/ The Witmark Demos: 1962-1964 The Bootleg Series Vol.9 ( Columbia / 2010 )
最近ついてない日々だけれど、古本でいくらか当たりがあった。一番感動したのは友川かずき1977年のエッセイ集『死にぞこないの唄』。全く彼の内面に変化がないことに驚かされる。別れた女の名前が実名で出ていたりするあたり、大らかな時代だったのだとつくづく思う。あと、和田誠の『いつか聴いた歌』を賽銭代わりに買った古本屋で、帰りがけにユリイカのバックナンバーを発見。その中に1980年1月のボブ・ディラン特集があった。こんなのあったっけ? 昨年の現代思想の臨時増刊号でボブ・ディラン特集があったけれど(ちなみにコレ、どの論考もナットクできた。詳しくは覚えていないけれど、ディランを最後の砦として死に向かうロック・ミュージックに対する危機感なんかが、CD・レコード離れの潮流とも相俟って、痛いほどに感じられて)。そうそう、それでそのユリイカをパラパラと捲っていたら、「追悼・植草甚一」って記事を見つけた。そうか、植草さんが亡くなった直後だったんだ。絶筆も掲載されていて、一粒で二度美味しいユリイカなのであった。

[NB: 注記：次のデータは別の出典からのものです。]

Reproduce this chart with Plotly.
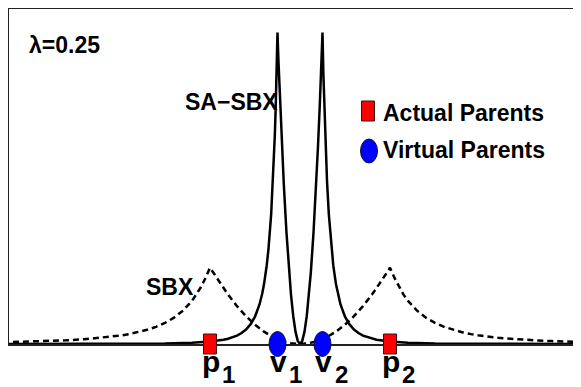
import plotly.graph_objects as go

# ---- data (x in units where actual parents sit at -1 and +1) ----
sbx_x = [-3.3, -3.0, -2.8, -2.6, -2.4, -2.2, -2.0, -1.9, -1.8, -1.7, -1.6, -1.5, -1.4, -1.3, -1.2,
         -1.15, -1.1, -1.05, -1.0, -0.95, -0.9, -0.8, -0.7, -0.6, -0.5, -0.4, -0.3, -0.2, -0.1, 0.0,
         0.1, 0.2, 0.3, 0.4, 0.5, 0.6, 0.7, 0.8, 0.9, 0.95, 1.0, 1.05, 1.1, 1.15,
         1.2, 1.3, 1.4, 1.5, 1.6, 1.7, 1.8, 1.9, 2.0, 2.2, 2.4, 2.6, 2.8, 3.0, 3.3]
sbx_y = [0.033, 0.045, 0.056, 0.071, 0.091, 0.120, 0.163, 0.192, 0.229, 0.275, 0.333, 0.410, 0.511, 0.648, 0.837,
         0.959, 1.106, 1.283, 1.48, 1.354, 1.215, 0.96, 0.735, 0.54, 0.375, 0.24, 0.135, 0.06, 0.015, 0.0,
         0.015, 0.06, 0.135, 0.24, 0.375, 0.54, 0.735, 0.96, 1.215, 1.354, 1.48, 1.283, 1.106, 0.959,
         0.837, 0.648, 0.511, 0.410, 0.333, 0.275, 0.229, 0.192, 0.163, 0.120, 0.091, 0.071, 0.056, 0.045, 0.033]

sa_x = [-3.3, -2.5, -2.0, -1.5, -1.2, -1.0, -0.85, -0.8, -0.7, -0.65, -0.6, -0.55, -0.5, -0.45, -0.42, -0.4,
        -0.37, -0.35, -0.32, -0.3, -0.29, -0.28, -0.27, -0.26, -0.25, -0.24, -0.22, -0.2, -0.18, -0.15,
        -0.12, -0.1, -0.075, -0.05, -0.025, 0.0,
        0.025, 0.05, 0.075, 0.1, 0.12, 0.15, 0.18, 0.2, 0.22, 0.24, 0.25, 0.26, 0.27, 0.28, 0.29, 0.3,
        0.32, 0.35, 0.37, 0.4, 0.42, 0.45, 0.5, 0.55, 0.6, 0.65, 0.7, 0.8, 0.85, 1.0, 1.2, 1.5, 2.0, 2.5, 3.3]
sa_y = [0.0007, 0.0019, 0.0041, 0.0113, 0.0248, 0.0469, 0.0829, 0.102, 0.163, 0.212, 0.280, 0.380, 0.530, 0.767, 0.976, 1.158,
        1.52, 1.848, 2.528, 3.17, 3.57, 4.04, 4.58, 5.23, 6.05, 5.53, 4.646, 3.84, 3.11, 2.16,
        1.382, 0.96, 0.54, 0.24, 0.06, 0.0,
        0.06, 0.24, 0.54, 0.96, 1.382, 2.16, 3.11, 3.84, 4.646, 5.53, 6.05, 5.23, 4.58, 4.04, 3.57, 3.17,
        2.528, 1.848, 1.52, 1.158, 0.976, 0.767, 0.530, 0.380, 0.280, 0.212, 0.163, 0.102, 0.0829, 0.0469, 0.0248, 0.0113, 0.0041, 0.0019, 0.0007]

actual_parents = [-1.0, 1.0]
virtual_parents = [-0.25, 0.25]
actual_labels = [("p", "1"), ("p", "2")]
virtual_labels = [("v", "1"), ("v", "2")]
lambda_text = "λ=0.25"

FONT = "Liberation Sans, Arial, sans-serif"

fig = go.Figure()
fig.add_trace(go.Scatter(x=sbx_x, y=sbx_y, mode="lines", name="SBX",
                         line=dict(color="black", width=2.5, dash="6px,4px")))
fig.add_trace(go.Scatter(x=sa_x, y=sa_y, mode="lines", name="SA-SBX",
                         line=dict(color="black", width=2.5)))

RED_LINE = dict(color="#3a1010", width=1)
BLUE_LINE = dict(color="#101030", width=1)
shapes = []
for p in actual_parents:
    shapes.append(dict(type="rect", xref="x", yref="paper", xsizemode="pixel", ysizemode="pixel",
                       xanchor=p, yanchor=0, x0=-6.5, x1=6.5, y0=-10, y1=10,
                       fillcolor="#ff0000", line=RED_LINE))
for v in virtual_parents:
    shapes.append(dict(type="circle", xref="x", yref="paper", xsizemode="pixel", ysizemode="pixel",
                       xanchor=v, yanchor=0, x0=-8.5, x1=8.5, y0=-12.5, y1=12.5,
                       fillcolor="#0000ff", line=BLUE_LINE))
# legend symbols
shapes.append(dict(type="rect", xref="paper", yref="paper", xsizemode="pixel", ysizemode="pixel",
                   xanchor=0.6276, yanchor=0.6955, x0=-6.5, x1=6.5, y0=-10, y1=10,
                   fillcolor="#ff0000", line=RED_LINE))
shapes.append(dict(type="circle", xref="paper", yref="paper", xsizemode="pixel", ysizemode="pixel",
                   xanchor=0.6294, yanchor=0.5761, x0=-8.5, x1=8.5, y0=-12, y1=12,
                   fillcolor="#0000ff", line=BLUE_LINE))

ann = []
def txt(x, y, s, size=23, xref="paper", yref="paper", xanchor="left", yanchor="middle", xshift=0, yshift=0):
    ann.append(dict(x=x, y=y, xref=xref, yref=yref, text="<b>" + s + "</b>", showarrow=False,
                    xanchor=xanchor, yanchor=yanchor, xshift=xshift, yshift=yshift,
                    font=dict(family=FONT, size=size, color="black")))

txt(0.0315, 0.894, lambda_text, size=23)
txt(0.3042, 0.7209, "SA−SBX")
txt(0.236, 0.171, "SBX")
txt(0.6503, 0.6896, "Actual Parents")
txt(0.6503, 0.5791, "Virtual Parents")

for pos, (letter, digit) in zip(actual_parents + virtual_parents, actual_labels + virtual_labels):
    txt(pos, 0, letter, size=30, xref="x", xanchor="center", yanchor="top", xshift=1, yshift=1)
    txt(pos, 0, digit, size=24, xref="x", xanchor="left", yanchor="top", xshift=10, yshift=-15)

fig.update_layout(
    width=573, height=379,
    margin=dict(l=1, r=0, t=1, b=43),
    paper_bgcolor="white", plot_bgcolor="white",
    showlegend=False,
    shapes=shapes, annotations=ann,
    xaxis=dict(range=[-3.233, 3.122], showgrid=False, zeroline=False, showticklabels=False,
               ticks="", showline=True, linecolor="#222222", linewidth=1.5, mirror=True),
    yaxis=dict(range=[0, 6.505], showgrid=False, zeroline=False, showticklabels=False,
               ticks="", showline=True, linecolor="#222222", linewidth=1.5, mirror=False),
)

fig.write_html("out.html")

もう9つ目ですか、ディランのブートレッグ・シリーズ。今回は音楽出版社であるウィットマーク社で録ったデモ・テープを2枚組47曲収めたもの。時折咳払いをしたり、雑音が入っていたりするんだけれど、それもまた生々しい。何しろ”風に吹かれて””時代は変わる””くよくよするなよ””ミスター・タンブリン・マン” をはじめ、ロック史に名を刻む名曲の数々をギター・ピアノ(ピアノが弾けることからしてもボブは中産階級!)&ハーモニカの弾き語りで聴くことができるのだから、お腹いっぱいになること必定。初期の名曲群、個人的にもフォークを愛聴する原点とも言えるモノだから、感慨もひとしおだ。既発のブートレッグ・シリーズで聴ける曲もあるけれど、まとまった形のオフィシャル・リリースは嬉しい。本作の中にある”Paths Of Victory”をディランの未発表曲、ということで、再結成バーズ(ロジャー・マッギン、クリス・ヒルマン、デヴィッド・クロスビー)がレコーディングしてリリースしてから18年になる。

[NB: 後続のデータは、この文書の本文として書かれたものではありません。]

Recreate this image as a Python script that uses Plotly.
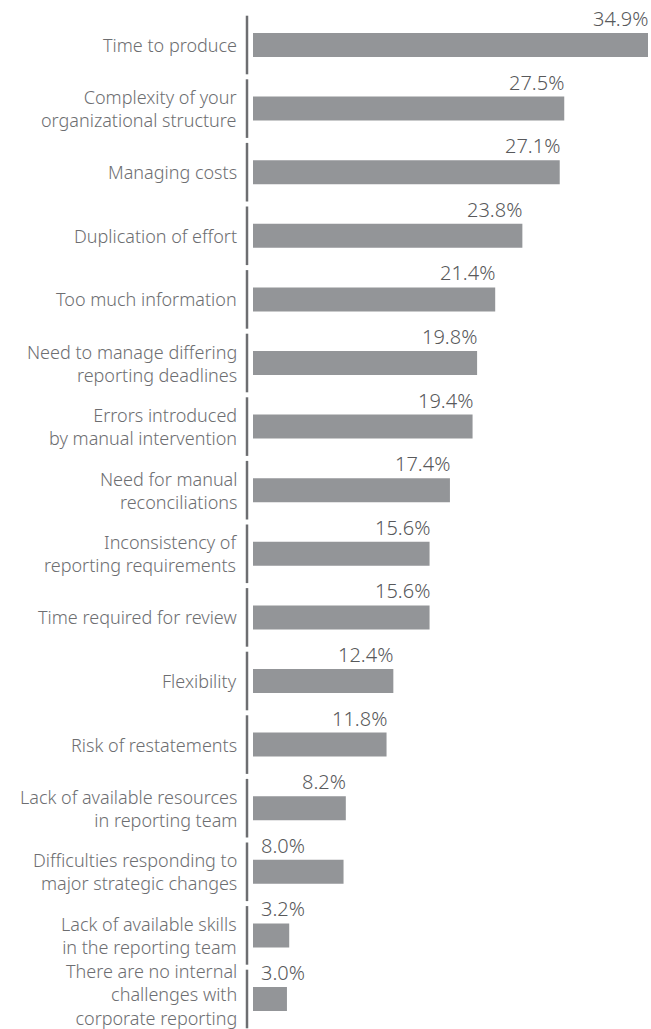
import plotly.graph_objects as go

# Survey responses: internal challenges with corporate reporting
categories = [
    "Time to produce",
    "Complexity of your<br>organizational structure",
    "Managing costs",
    "Duplication of effort",
    "Too much information",
    "Need to manage differing<br>reporting deadlines",
    "Errors introduced<br>by manual intervention",
    "Need for manual<br>reconciliations",
    "Inconsistency of<br>reporting requirements",
    "Time required for review",
    "Flexibility",
    "Risk of restatements",
    "Lack of available resources<br>in reporting team",
    "Difficulties responding to<br>major strategic changes",
    "Lack of available skills<br>in the reporting team",
    "There are no internal<br>challenges with<br>corporate reporting",
]
values = [34.9, 27.5, 27.1, 23.8, 21.4, 19.8, 19.4, 17.4,
          15.6, 15.6, 12.4, 11.8, 8.2, 8.0, 3.2, 3.0]

W, H = 651, 1029
LEFT, RIGHT = 253, 3
ROW0, PITCH = 45.0, 63.6          # pixel centre of first row, row spacing
BAR_PX = 24.0
n = len(categories)
idx = list(range(n))

y_top = -ROW0 / PITCH
y_bot = (H - ROW0) / PITCH
bar_w = BAR_PX / PITCH

BAR_COLOR = "#939598"
LABEL_COLOR = "#6d6e71"
VALUE_COLOR = "#58595b"
FONT = "Noto Sans"

fig = go.Figure(go.Bar(
    x=values, y=idx, orientation="h", width=bar_w,
    marker=dict(color=BAR_COLOR, line=dict(width=0)),
    hoverinfo="skip",
))

annotations = []
shapes = []
plot_w = W - LEFT - RIGHT
for i, (cat, v) in enumerate(zip(categories, values)):
    n_lines = cat.count("<br>") + 1
    # category label left of the axis
    annotations.append(dict(
        x=0, xref="paper", y=i, yref="y", xanchor="right", yanchor="middle",
        xshift=-14, yshift=5 if n_lines >= 3 else 0,
        text=cat, align="right", showarrow=False,
        font=dict(family=FONT, size=18, color=LABEL_COLOR, weight=300),
    ))
    # value label above the bar
    short = v <= 8.0
    annotations.append(dict(
        x=0 if short else v, xref="x", y=i - bar_w / 2, yref="y",
        xanchor="left" if short else "right", yanchor="bottom",
        xshift=6 if short else 2, yshift=-1,
        text=f"{v:.1f}%", showarrow=False,
        font=dict(family=FONT, size=20, color=VALUE_COLOR, weight=300),
    ))
    # segmented axis line, one piece per row
    gap = 2.5 / PITCH
    shapes.append(dict(
        type="line", xref="paper", yref="y",
        x0=-6 / plot_w, x1=-6 / plot_w,
        y0=i - 0.5 + gap, y1=min(i + 0.5 - gap, y_bot),
        line=dict(color=LABEL_COLOR, width=2.5),
    ))

fig.update_layout(
    width=W, height=H,
    margin=dict(l=LEFT, r=RIGHT, t=0, b=0),
    paper_bgcolor="white", plot_bgcolor="white",
    showlegend=False,
    xaxis=dict(range=[0, max(values)], showgrid=False, zeroline=False,
               showticklabels=False, showline=False),
    yaxis=dict(range=[y_bot, y_top], showgrid=False, zeroline=False,
               showticklabels=False, showline=False),
    annotations=annotations,
    shapes=shapes,
)

fig.write_html("out.html")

ここまで言っといて、だけど、不感症になってる方いません?なんだか、夢の未発表テイク、とか言ったものに慣れすぎてしまって、なんだか以前よりも感動が少なくなっているのが、悲しくてやりきれない。そう言うとき僕は、ボーナス・トラックとやらのないレコードを、じっくりと聴き直すことにしている。それにしても、レコ買いには円高万歳だ。この2枚組が1300円くらいで手に入る。
僕の好きな音楽家は、時代を超えたイノセンスとでも言うべき一貫性を持ち続けている人。ディランは見た目こそいかがわしくなっているけれど、その瞳は違う。はじめの話に戻るけれど、友川かずきも友部正人も、ディランも、その瞳は、世の中を疑っている。